Dahmer's misdeeds are widely known, if only in part, but this book does bring forth the full horror in the very first chapter. Working the crime beat, Anne E. Schwartz, the wife of a cop who frequently got to go "under the yellow tape" for a closer look, was one of the few who actually got to stand in Dahmer's cramped, fetid apartment. Upon entering, she first noticed the general clutter and the trappings of a gay single man: potato chip bags, cigarette butts in an ashtray, and posters of muscular hunks adorning the walls. But she also couldn't help but notice the twisted and macabre additions that lurked in every room: a filing cabinet containing multiple human skulls, a scrapbook containing photos of partially dismembered corpses, containers of formaldehyde and chloroform, not to mention various bones and decomposing body parts. She knew this would be the case of a lifetime and in fact she was the one who broke the story.

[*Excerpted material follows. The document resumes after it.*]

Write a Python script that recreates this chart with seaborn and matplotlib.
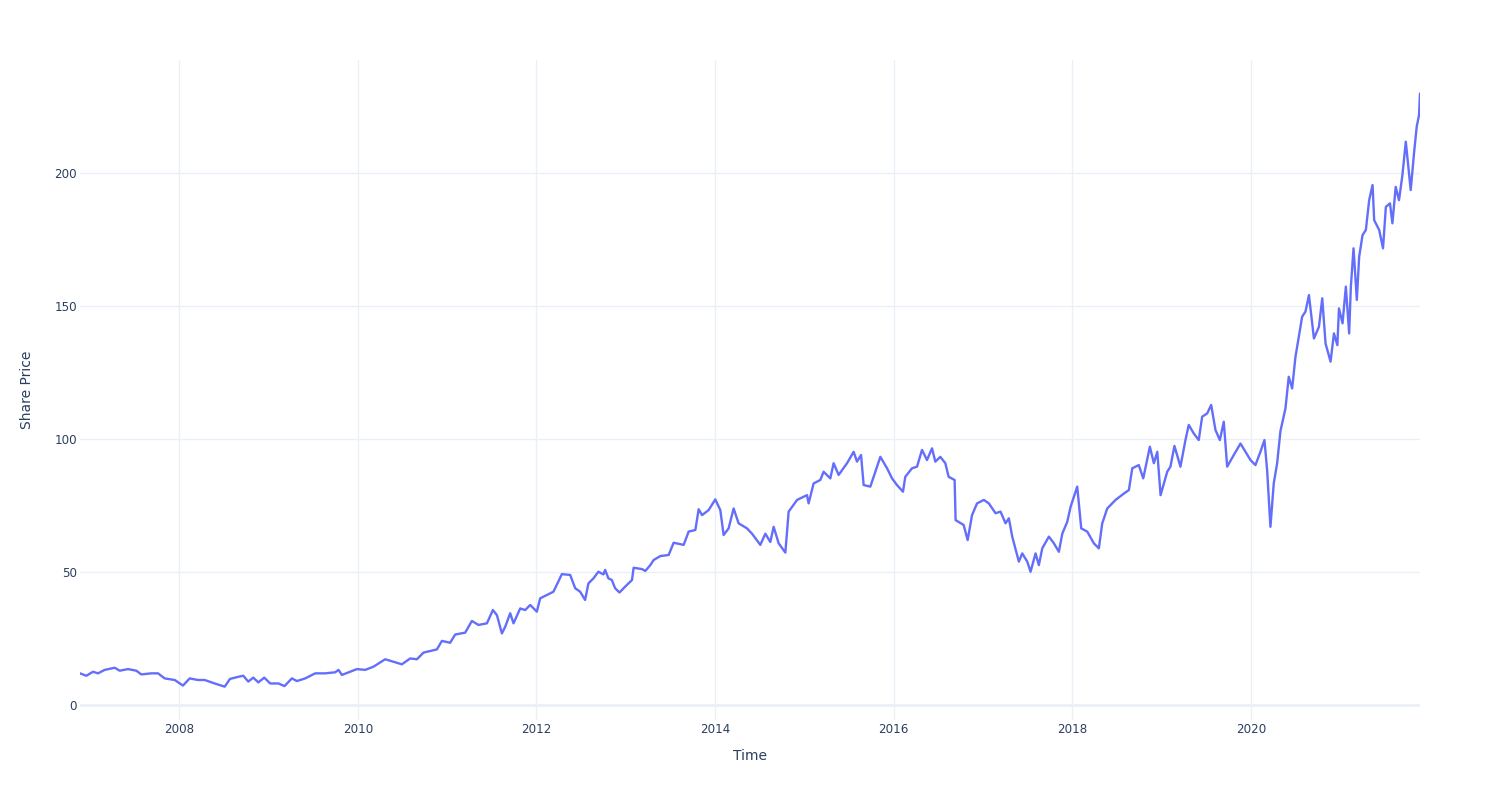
import matplotlib
matplotlib.use("Agg")
import matplotlib.pyplot as plt
import matplotlib.dates as mdates
import seaborn as sns
import pandas as pd

# decimal-year positions and share prices
years = [
    2006.891, 2006.962, 2007.037, 2007.093, 2007.168, 2007.280, 2007.336, 2007.429, 2007.522,
    2007.578, 2007.690, 2007.765, 2007.840, 2007.952, 2008.045, 2008.120, 2008.213, 2008.288,
    2008.400, 2008.512, 2008.571, 2008.664, 2008.720, 2008.776, 2008.832, 2008.888, 2008.955,
    2009.019, 2009.112, 2009.179, 2009.262, 2009.318, 2009.411, 2009.523, 2009.635, 2009.747,
    2009.784, 2009.822, 2009.915, 2009.990, 2010.083, 2010.176,
    2010.307, 2010.494, 2010.587, 2010.662,
    2010.736, 2010.886, 2010.942, 2011.035, 2011.091, 2011.203, 2011.278, 2011.352, 2011.446,
    2011.513, 2011.558, 2011.614, 2011.651, 2011.707, 2011.744, 2011.819, 2011.875, 2011.931,
    2012.006, 2012.043, 2012.192, 2012.286, 2012.379, 2012.435, 2012.490, 2012.546, 2012.583,
    2012.639, 2012.695, 2012.751, 2012.770, 2012.807, 2012.845, 2012.882, 2012.931, 2012.994,
    2013.069, 2013.087, 2013.181, 2013.218, 2013.274, 2013.311, 2013.386, 2013.479,
    2013.535, 2013.647, 2013.703, 2013.778, 2013.815, 2013.853, 2013.927, 2014.002, 2014.058,
    2014.095, 2014.151, 2014.207, 2014.263, 2014.357, 2014.413, 2014.506, 2014.562, 2014.618,
    2014.655, 2014.711, 2014.786, 2014.823, 2014.917, 2015.029, 2015.047, 2015.103, 2015.178,
    2015.215, 2015.290, 2015.327, 2015.383, 2015.477, 2015.551, 2015.589, 2015.634, 2015.663,
    2015.738, 2015.850, 2015.925, 2015.981, 2016.037, 2016.104, 2016.130, 2016.205, 2016.261,
    2016.317, 2016.373, 2016.429, 2016.466, 2016.522, 2016.578, 2016.615, 2016.682, 2016.693,
    2016.783, 2016.828, 2016.877, 2016.933, 2017.007, 2017.063, 2017.138, 2017.194, 2017.250,
    2017.287, 2017.325, 2017.399, 2017.437, 2017.493, 2017.530, 2017.586, 2017.623, 2017.661,
    2017.735, 2017.791, 2017.847, 2017.885, 2017.941, 2017.978, 2018.053, 2018.098, 2018.165,
    2018.239, 2018.295, 2018.333, 2018.389, 2018.482, 2018.575, 2018.631, 2018.669, 2018.742,
    2018.792, 2018.866, 2018.911, 2018.949, 2018.986, 2019.061, 2019.097, 2019.142, 2019.209,
    2019.265, 2019.302, 2019.358, 2019.414, 2019.452, 2019.508, 2019.553, 2019.601, 2019.650,
    2019.694, 2019.732, 2019.806, 2019.881, 2019.937, 2019.993, 2020.049, 2020.105, 2020.150,
    2020.180, 2020.217, 2020.254, 2020.292, 2020.329, 2020.385, 2020.422, 2020.460, 2020.497,
    2020.553, 2020.572, 2020.609, 2020.648, 2020.704, 2020.760, 2020.797, 2020.834, 2020.890,
    2020.928, 2020.966, 2020.984, 2021.022, 2021.059, 2021.096, 2021.115, 2021.145, 2021.182,
    2021.208, 2021.246, 2021.283, 2021.320, 2021.358, 2021.376, 2021.432, 2021.475, 2021.507,
    2021.553, 2021.580, 2021.617, 2021.654, 2021.692, 2021.730, 2021.785, 2021.822, 2021.852,
    2021.878, 2021.889,
]
prices = [
    11.9, 11.0, 12.5, 11.9, 13.2, 14.0, 12.9, 13.5, 12.9,
    11.5, 11.9, 11.9, 10.0, 9.4, 7.3, 10.0, 9.4, 9.4,
    8.1, 6.9, 9.8, 10.6, 11.0, 8.8, 10.3, 8.5, 10.3,
    8.1, 8.1, 7.1, 10.0, 9.0, 10.0, 11.9, 11.9, 12.3,
    13.2, 11.3, 12.5, 13.5, 13.2, 14.4,
    17.2, 15.3, 17.5, 17.2,
    19.7, 20.9, 24.1, 23.4, 26.5, 27.2, 31.6, 30.1, 30.7,
    35.7, 33.8, 26.9, 29.4, 34.5, 30.7, 36.3, 35.7, 37.6,
    35.1, 40.1, 42.6, 49.2, 48.9, 43.9, 42.6, 39.5, 45.7,
    47.6, 50.1, 49.1, 50.8, 47.6, 47.0, 43.9, 42.3, 44.5,
    47.0, 51.6, 51.1, 50.4, 52.6, 54.5, 56.0, 56.4,
    61.0, 60.2, 65.2, 65.8, 73.6, 71.4, 73.3, 77.3, 73.3,
    63.9, 66.4, 73.9, 68.3, 66.4, 64.4, 60.2, 64.4, 61.3,
    67.0, 60.8, 57.3, 72.7, 77.1, 78.9, 75.8, 83.3, 84.6,
    87.7, 85.2, 90.9, 86.5, 90.9, 95.2, 91.5, 94.0, 82.7,
    82.1, 93.3, 89.0, 85.2, 82.7, 80.2, 85.8, 89.0, 89.6,
    95.9, 92.1, 96.5, 91.5, 93.3, 90.9, 85.8, 84.6, 69.5,
    67.7, 62.0, 71.4, 75.8, 77.1, 75.8, 72.1, 72.7, 68.3,
    70.2, 63.3, 53.9, 57.0, 53.9, 50.1, 57.0, 52.6, 58.9,
    63.3, 60.8, 57.6, 64.4, 68.9, 74.5, 82.1, 66.4, 65.2,
    60.8, 58.9, 68.3, 73.9, 77.1, 79.5, 80.8, 89.0, 90.2,
    85.2, 97.1, 90.9, 95.2, 78.9, 87.7, 89.6, 97.4, 89.6,
    99.6, 105.3, 102.1, 99.6, 108.4, 109.6, 112.8, 103.4, 99.6,
    106.5, 89.6, 94.0, 98.3, 95.2, 92.1, 90.2, 95.2, 99.6,
    88.3, 67.0, 83.3, 90.9, 103.0, 111.5, 123.4, 119.0, 130.9,
    142.2, 146.0, 147.9, 154.1, 137.8, 142.2, 152.9, 135.9, 129.1,
    139.7, 135.3, 149.1, 143.5, 157.3, 139.7, 157.3, 171.7, 152.3,
    168.5, 176.7, 178.6, 189.8, 195.5, 182.3, 178.6, 171.7, 187.3,
    188.6, 181.1, 194.8, 189.8, 199.2, 211.8, 193.6, 207.4, 217.4,
    221.8, 229.9,
]
x_tick_years = [2008, 2010, 2012, 2014, 2016, 2018, 2020]
y_ticks = [0, 50, 100, 150, 200]


def to_date(y):
    base = pd.Timestamp(year=int(y), month=1, day=1)
    return base + pd.Timedelta(days=(y - int(y)) * 365.25)


df = pd.DataFrame({"Time": [to_date(y) for y in years], "Share Price": prices})

sns.set_theme(style="white")
plt.rcParams["font.family"] = ["DejaVu Sans"]

text_col = "#2a3f5f"
grid_col = "#EBF0F8"

fig = plt.figure(figsize=(15, 8), dpi=100)
ax = fig.add_axes([80 / 1500, 80 / 800, 1340 / 1500, 660 / 800])

sns.lineplot(data=df, x="Time", y="Share Price", ax=ax, color="#636efa",
             linewidth=1.7, zorder=3)

ax.set_xlim(df["Time"].min(), df["Time"].max())
ax.set_ylim(-5.64, 242.5)

ax.set_xticks([pd.Timestamp(year=y, month=1, day=1) for y in x_tick_years])
ax.xaxis.set_major_formatter(mdates.DateFormatter("%Y"))
ax.set_yticks(y_ticks)
ax.set_yticklabels([str(v) for v in y_ticks])

ax.grid(True, color=grid_col, linewidth=1)
ax.axhline(0, color=grid_col, linewidth=2, zorder=2)
for s in ax.spines.values():
    s.set_visible(False)

ax.tick_params(axis="both", length=0, labelsize=8.6, labelcolor=text_col)
ax.tick_params(axis="x", pad=2.5)
ax.tick_params(axis="y", pad=2)
ax.set_xlabel("Time", fontsize=10, color=text_col, labelpad=9)
ax.set_ylabel("Share Price", fontsize=10, color=text_col, labelpad=15)

fig.savefig("out.png", dpi=100, facecolor="white")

Schwartz's carefully compiled narrative follows Dahmer from his younger days to the last eighteen months of his life before his arrest, a time he used to kill a dozen men. The book starts strong because the story is simply so shocking. But Schwartz has also spoken personally to many members of the victims' families. Their stories really frame the tragedy, and Schwartz does keep the book moving, but the book nevertheless begins to be less about Dahmer at this point. And while not many other authors would have had the perspective on Milwaukee to address just how badly this case fractured the city and exposed raw racial divisions, the book really ceased to be about Dahmer at this point. I felt it lost its focus. The story of Milwaukee is certainly one that needed to be told -- just not in a book with this particular title.

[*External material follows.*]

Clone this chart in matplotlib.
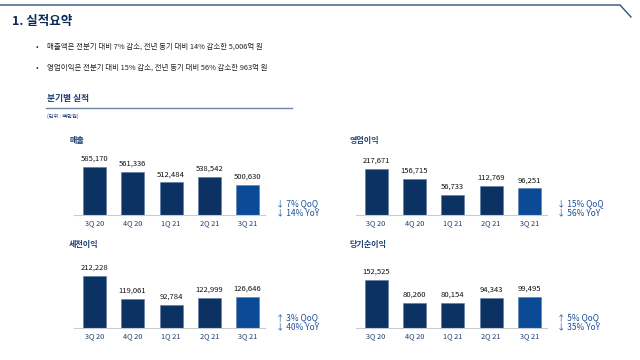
import matplotlib
matplotlib.use("Agg")
import matplotlib.pyplot as plt
from matplotlib.lines import Line2D

plt.rcParams['font.family'] = ['Noto Sans CJK KR', 'DejaVu Sans']

quarters = ["3Q 20", "4Q 20", "1Q 21", "2Q 21", "3Q 21"]
sales = [585170, 561336, 512484, 538542, 500630]
op_profit = [217671, 156715, 56733, 112769, 96251]
pretax = [212228, 119061, 92784, 122999, 126646]
net_income = [152525, 80260, 80154, 94343, 99495]

chart_titles = ["매출", "영업이익", "세전이익", "당기순이익"]
qoq_lines = ["↓ 7% QoQ", "↓ 15% QoQ", "↑ 3% QoQ", "↑ 5% QoQ"]
yoy_lines = ["↓ 14% YoY", "↓ 56% YoY", "↓ 40% YoY", "↓ 35% YoY"]

title = "1. 실적요약"
bullets = ["매출액은 전분기 대비 7% 감소, 전년 동기 대비 14% 감소한 5,006억 원",
           "영업이익은 전분기 대비 15% 감소, 전년 동기 대비 56% 감소한 963억 원"]
section = "분기별 실적"
unit = "(단위 : 백만원)"

W, H = 640, 360
fig = plt.figure(figsize=(6.4, 3.6), dpi=100)
fig.patch.set_facecolor("white")

NAVY = "#0b3263"
BRIGHT = "#0a4a97"
TXT = "#1f3f73"
ANN = "#1c4f9c"


def fx(x):
    return x / W


def fy(y):
    return 1 - y / H


# top decorative line
fig.add_artist(Line2D([fx(0), fx(620), fx(631)], [fy(5), fy(5), fy(17)],
                      color="#2f5077", lw=1.0, transform=fig.transFigure))

fig.text(fx(12), fy(22), title, fontsize=9.0, fontweight="bold",
         color="#0b2a55", va="center", ha="left")
for i, b in enumerate(bullets):
    y = 47 + i * 21
    fig.text(fx(36), fy(y), "•", fontsize=5.5, color="#222222", va="center")
    fig.text(fx(47), fy(y), b, fontsize=5.35, color="#222222", va="center",
             fontweight="medium")

fig.text(fx(47), fy(98), section, fontsize=6.3, fontweight="bold",
         color=TXT, va="center")
fig.add_artist(Line2D([fx(46), fx(292)], [fy(108), fy(108)],
                      color="#6f87a6", lw=1.0, transform=fig.transFigure))
fig.text(fx(47), fy(116), unit, fontsize=3.8, color=TXT, va="center")

datasets = [sales, op_profit, pretax, net_income]
# (left px, baseline px, ylim bottom, px per unit)
layout = [
    (74, 215, 359770, 2.13e-4),
    (355.7, 215, -72222, 1.579e-4),
    (74, 328.3, 0, 2.48e-4),
    (355.7, 328.3, 0, 3.18e-4),
]
title_pos = [(70, 141), (350, 141), (69, 245), (349, 245)]
ann_x = [275.7, 557, 275.7, 557]

AX_W = 191
AX_H = 70
for k, (vals, (lx, base, b, a)) in enumerate(zip(datasets, layout)):
    ax = fig.add_axes([fx(lx), fy(base), AX_W / W, AX_H / H])
    ax.set_xlim(-0.53, 4.45)
    ax.set_ylim(b, b + AX_H / a)
    x = list(range(len(quarters)))
    colors = [NAVY] * 4 + [BRIGHT]
    ax.bar(x, [v - b for v in vals], bottom=b, width=0.6, color=colors,
           edgecolor="#5b79a3", linewidth=0.4, zorder=2)
    for xi, v in zip(x, vals):
        ax.annotate(f"{v:,}", (xi, v), xytext=(0, 3), textcoords="offset points",
                    ha="center", va="bottom", fontsize=5.5, color="#111111",
                    fontweight="medium")
    for s in ["top", "right", "left"]:
        ax.spines[s].set_visible(False)
    ax.spines["bottom"].set_color("#c8ccd2")
    ax.spines["bottom"].set_linewidth(0.8)
    ax.set_yticks([])
    ax.set_xticks(x)
    ax.set_xticklabels(quarters, fontsize=5.3, color=TXT)
    ax.tick_params(axis="x", length=0, pad=3)
    ax.patch.set_alpha(0)
    tx, ty = title_pos[k]
    fig.text(fx(tx), fy(ty), chart_titles[k], fontsize=5.8, fontweight="bold",
             color=TXT, va="center")
    fig.text(fx(ann_x[k]), fy(base - 11), qoq_lines[k], fontsize=6.0,
             color=ANN, va="center")
    fig.text(fx(ann_x[k]), fy(base - 2), yoy_lines[k], fontsize=6.0,
             color=ANN, va="center")

fig.savefig("out.png", dpi=100, facecolor="white")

For those interested in "profiling" or criminal motive, this book will disappoint you. It's not a detective story, either. Schwartz does go into some depth regarding Dahmer's relationship with his probation officer (recall that Dahmer was on probation when he killed many of his victims) and these details reveal just how sad, miserable, and lonely Jeffrey Dahmer was in the last year of his freedom. But for the most part, this is a book that will appeal mostly to avid Dahmer fans or to those who want to read about the fallout from the case on the city of Milwaukee, its Police Department, and its citizens. It might also hold interest for those who are interested in how journalists work with police departments to report on crime.

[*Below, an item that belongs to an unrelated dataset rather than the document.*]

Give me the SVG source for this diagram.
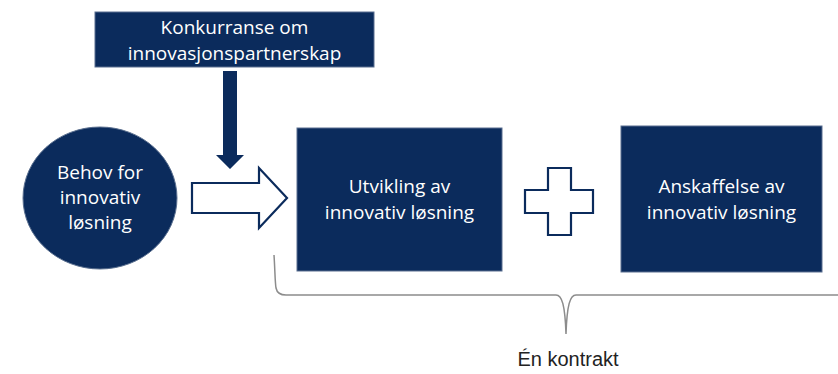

Those of us who are looking for explanations might instead turn to Robert Ressler's book on serial killers, I Have Lived in the Monster. There is a lengthy interview with Dahmer perforated with Ressler's commentary that helps explain why Dahmer felt compelled to commit such acts of violence.

Rating: 5
Summary: As stated on the label!
Comment: This is not the dramatic and relatively unbeleivable account of Dahmer's actions (relatively, as this is the 11th bok I have read on/including Jeffrey Dahmer), but it is as it says on the label - A Journalistic view, and a blooming good one at that - IOW she states she was the first reporter on the scene. In my state on recieval of Anne's Book, I was ready for the 'lighter approach' yet she held my interest all the way through. A 5 on this reason, but if you need the FULL Dahmer trial, history and tantrum, you need to seek elsewhere....at least for first.